Foreign visitors spent $13.9 billion traveling to and visiting the U.S. in September, a 4% increase over the same month in 2011, according to data released Monday by the U.S. Department of Commerce.
Spending by international visitors has been growing steadily for the past three years, with tourists from China, Brazil, Australia and South Korea, among a few other countries, generating the biggest boost in revenues.
Of the total spent in September, foreign visitors put out about $10.7 billion toward hotels, food, gifts and other expenses. An additional $3.2 billion or so was spent on airfares and other transportation costs.
The spending figures are on pace to break last year’s record.
Spending by international visitors generated $152.7 billion in 2011, a 14% increase over 2010, according to federal data.
In the first nine months of 2012, foreign visitors had already spent $123 billion, up 8% from the same period in 2011, according to the Department of Commerce.
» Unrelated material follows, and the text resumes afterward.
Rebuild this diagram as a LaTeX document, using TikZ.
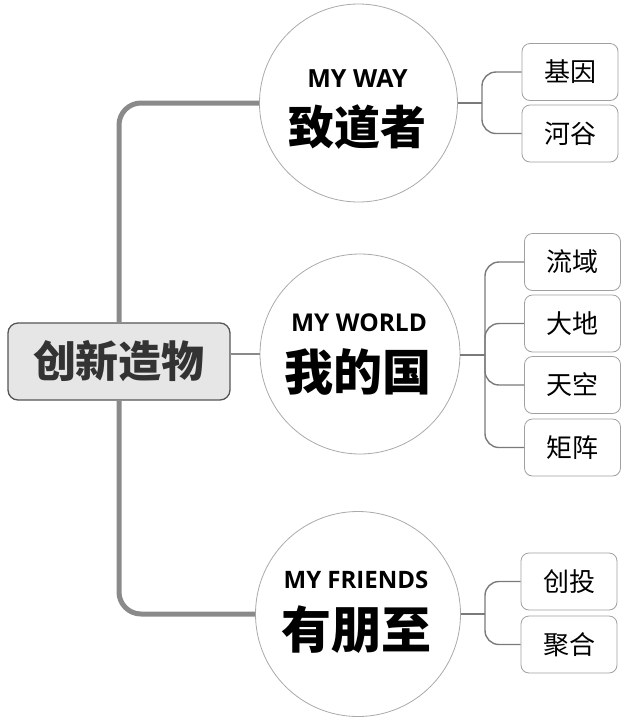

“The U.S. tourism industry is on pace for yet another record-setting year and represents our fastest growing private services export sector through the first three quarters of 2012,” Under Secretary of Commerce for International Trade Francisco Sánchez said in a statement.
Travel experts attribute the increase in visitor spending to a growth in affluent travelers in China, Brazil and other countries with relatively stable economies, and the removal of travel barriers into the U.S.